High Court Overturns Waltham Forest Council’s Decision To Move Soup Kitchen To Out-Of-Town Site
The organisers of a popular soup kitchen, fighting to save the service being evicted from a town centre site to an out-of-town lay-by, have today won a significant legal battle as a High Court judge ruled that Waltham Forest Council’s decision to revoke their licence after 25 years was unlawful and must be quashed.
The users and organisers of The Christian Kitchen, which currently serves around 80 hot meals per night to vulnerable people, instructed specialist lawyers at Irwin Mitchell to challenge the Council’s decision to revoke their licence of the central Walthamstow site.
The Christian Kitchen argued that the council’s alternative proposal to use an out-of-town site in a lay-by at the Crooked Billet roundabout off the busy north circular road, some 40-50 minutes away, was unsafe and so unsuitable that it would in effect lead to its closure.
Today, High Court judge Mrs Justice Simler DBE ruled in the soup kitchen’s favour and said that the Council’s decision to revoke their licence was unlawful, because they did not properly take into account the likely negative impact on vulnerable service users.

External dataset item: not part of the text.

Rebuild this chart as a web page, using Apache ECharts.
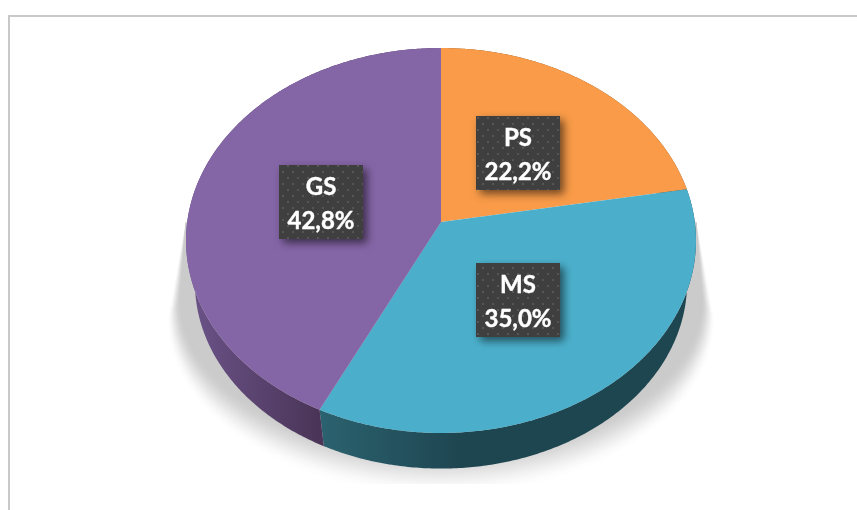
<!DOCTYPE html>
<html><head><meta charset="utf-8">
<style>html,body{margin:0;padding:0;background:#fff}#c{width:857px;height:510px}</style>
<script src="https://cdn.jsdelivr.net/npm/echarts@6/dist/echarts.min.js"></script>
</head><body><div id="c"></div>
<script>
const categories = ['PS', 'MS', 'GS'];
const shares = [22.2, 35.0, 42.8];
const topColors = ['#f99b48', '#4bafcb', '#8465a6'];
const wallColors = [['#7a4a20', '#7a4a20'], ['#2b626f', '#1e4651'], ['#4a3558', '#6b5388']];

const apex = [441, 222], A = 253.8, B = 190.7, K = 0.096;
const wallScale = 0.965, wallDrop = 43;
function proj(theta, r, wall) {
  const u = r * Math.sin(theta), v = r * Math.cos(theta), d = 1 + K * v;
  const s = wall ? wallScale : 1;
  return [apex[0] + s * A * u / d, apex[1] - s * B * v / d + (wall ? wallDrop : 0)];
}
function arc(a0, a1, wall) {
  const n = Math.max(2, Math.ceil((a1 - a0) / 0.01)), pts = [];
  for (let i = 0; i <= n; i++) pts.push(proj(a0 + (a1 - a0) * i / n, 1, wall));
  return pts;
}
const total = shares.reduce((a, b) => a + b, 0);
let run = 0;
const rows = categories.map((c, i) => {
  const row = [c, shares[i], run, run + shares[i]];
  run += shares[i];
  return row;
});
const ang = s => s / total * 2 * Math.PI;

const tile = document.createElement('canvas');
tile.width = 10; tile.height = 12;
const g = tile.getContext('2d');
g.fillStyle = '#3f3f3f'; g.fillRect(0, 0, 10, 12);
g.fillStyle = '#565656';
g.fillRect(2, 3, 2, 2); g.fillRect(7, 9, 2, 2);

// soft shadow: nested outlines, outermost and lightest first, sharing a sharp upper edge
function shadowLayers() {
  const N = 48, out = [];
  for (let i = 0; i < N; i++) {
    const t = 1 - i / (N - 1);                 // 1 = outer, 0 = inner
    const rx = 260 + t * 14, ry = 150 + t * 27, cy = 300 + t * 20;
    const e = 1 - t;
    const level = Math.round(255 - (255 - 203) * e * e * (3 - 2 * e));
    const pts = [[186, 222]];
    for (let j = 0; j <= 120; j++) {
      const a = j / 120 * Math.PI;
      pts.push([441 - rx * Math.cos(a), cy + ry * Math.sin(a)]);
    }
    pts.push([696, 222]);
    out.push({type: 'polygon', shape: {points: pts}, style: {fill: 'rgb(' + level + ',' + level + ',' + level + ')'}});
  }
  return out;
}

const chart = echarts.init(document.getElementById('c'), null, {renderer: 'canvas'});
chart.setOption({
  animation: false,
  backgroundColor: '#fff',
  series: [
    {
      type: 'custom', coordinateSystem: 'none', silent: true, data: [[0]], z: 1,
      renderItem() {
        return {type: 'group', children: shadowLayers().concat([
          {type: 'rect', shape: {x: 100, y: 484, width: 700, height: 26}, style: {fill: '#fff'}},
          {type: 'rect', shape: {x: 8, y: 15, width: 849, height: 2}, style: {fill: '#c8c8c8'}},
          {type: 'rect', shape: {x: 8, y: 15, width: 2, height: 495}, style: {fill: '#c8c8c8'}}
        ])};
      }
    },
    { // side walls
      type: 'custom', coordinateSystem: 'none', silent: true, data: rows, z: 2,
      renderItem(p, api) {
        const i = p.dataIndex;
        const a0 = ang(api.value(2)), a1 = ang(api.value(3));
        const top = arc(a0, a1, false), bot = arc(a0, a1, true).reverse();
        const seam = proj(ang(rows[1][3]), 1, false)[0];
        const x0 = i === 2 ? seam - 130 : seam, x1 = i === 2 ? seam : seam + 140;
        return {type: 'polygon', shape: {points: top.concat(bot)}, style: {
          fill: {type: 'linear', global: true, x: x0, y: 0, x2: x1, y2: 0,
                 colorStops: i === 2
                   ? [{offset: 0, color: wallColors[i][1]}, {offset: 1, color: wallColors[i][0]}]
                   : [{offset: 0, color: wallColors[i][0]}, {offset: 1, color: wallColors[i][1]}]}
        }};
      }
    },
    { // top faces
      type: 'custom', coordinateSystem: 'none', silent: true, data: rows, z: 3,
      renderItem(p, api) {
        const i = p.dataIndex;
        const pts = [proj(0, 0, false)].concat(arc(ang(api.value(2)), ang(api.value(3)), false));
        return {type: 'polygon', shape: {points: pts}, style: {fill: topColors[i]}};
      }
    },
    { // labels
      type: 'custom', coordinateSystem: 'none', silent: true, data: rows, z: 4,
      renderItem(p, api) {
        const mid = ang((api.value(2) + api.value(3)) / 2);
        const c = proj(mid, 0.49, false);
        const w = 84, h = 74;
        const txt = categories[p.dataIndex] + '\n' + api.value(1).toFixed(1).replace('.', ',') + '%';
        const bx = Math.floor(c[0] - w / 2), by = Math.ceil(c[1] - h / 2);
        return {type: 'group', children: [
          {type: 'rect', shape: {x: bx, y: by, width: w, height: h},
           style: {fill: {image: tile, repeat: 'repeat'}, shadowBlur: 8, shadowOffsetX: 4, shadowOffsetY: 4, shadowColor: 'rgba(0,0,0,0.55)'}},
          {type: 'text', x: bx + w / 2, y: by + h / 2 + 2, style: {
            text: txt, fill: '#fff', align: 'center', verticalAlign: 'middle',
            font: 'bold 24px Lato, "Open Sans", sans-serif', lineHeight: 34,
            stroke: '#fff', lineWidth: 0.4}}
        ]};
      }
    }
  ]
});
</script></body></html>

She quashed the decision and ordered them to reconsider their proposals.
In the judgment, Justice Simler said: “The Council should have considered the likely impact of its decision on the vulnerable users of the soup kitchen, on the basis that the soup kitchen would close rather than on the wholly unrealistic basis that they would suffer little or no detriment because the soup kitchen could relocate to the lay-by at Crooked Billet.”
A recent survey showed that over 70 per cent of users were homeless and the judge agreed that it was unlikely that they would be able to access public transport to attend the alternative site proposed, stating that the council’s position that there was no evidence to suggest that the relocation will affect users ability to access the soup kitchen “fails to accord with reality or common sense.” The service will now be able to continue running on its central Mission Grove site until any further consultations or reviews are made.
The soup kitchen is a vital service for homeless and vulnerable people and has been run seven-days-per-week for more than 25 years, but the volunteers from 30 churches across the region fear it would be forced to close if the move took place.
An online petition opposing the move already has over 2,100 signatures and can be found here http://www.change.org/en-GB/petitions/waltham-forest-council-don-t-stop-us-feeding-the-homeless-2
Alex Rook, a specialist lawyer at Irwin Mitchell representing the charity on a pro-bono basis, as well as people who use the soup kitchen on a regular basis, whose cases were funded by legal aid, said:
Expert OpinionThe judgment proves what our clients have been saying all along, which is that the Council failed to have regard to the needs of vulnerable users when taking the decision to move the soup kitchen service, which has been situated in Mission Grove for 25 years, to an out-of-town site that our clients have always argued is completely unsuitable.
“The soup kitchen is a vital charitable service for the homeless and vulnerable people in the area and the organisers and users of the service had been left with no choice but to take legal action to stop the move which they believed would lead to its closure.
“As austerity bites and the demand for the soup kitchen rises, the last thing the vulnerable homeless people in this region need is to be asked to ‘move along’ to another part of the road network which is difficult for them to access and they believe to be unsafe.
“The decision to terminate the licence that Christian Kitchen have held for 25 years was a breach of their obligations to elderly and disabled users of the Kitchen under the Equality Act 2010 because the Council failed to have due regard to the needs of vulnerable users, particularly the elderly and disabled. The judge also stated the Council failed to follow its own guidance on the Equality Act, and described the failings as being “at a basic level”.
“An independent report has concluded that ‘it is likely that accidents would be caused by increased pedestrian use’ at the proposed the new site. The Council when assessing the impact of the move had suggested that the users can get to the out of town site by bus, but if people had money for bus fares they wouldn’t need to use the kitchen in the first place.
“There were serious concerns that many of the current users of the service simply wouldn’t be able to get to the proposed new site but this decision ensures that the soup kitchen can now continue to operate at its current site.” Alex Rook - Partner
The soup kitchen is a well-known local institution attracting praise from politicians and is strongly supported locally.
Norman Coe, chair of the trustees of Christian Kitchen, said: “We are delighted with the ruling today which has essentially saved the service from closure. We are now just looking forward to concentrating on providing hot meals to our users rather than the distractions of fighting to save the service.
“We firmly believed that the proposed new location just off the North Circular was simply unsuitable, as it wasn’t safe and was too difficult for vulnerable homeless people to access.
“As trustees, we struggle to understand the failure of the Council to properly engage with us to find a solution that is safe and properly considers the impact that this decision would have had on the most vulnerable members of society. Hopefully, the Council will now work with us to find a solution that meets everyone’s needs.”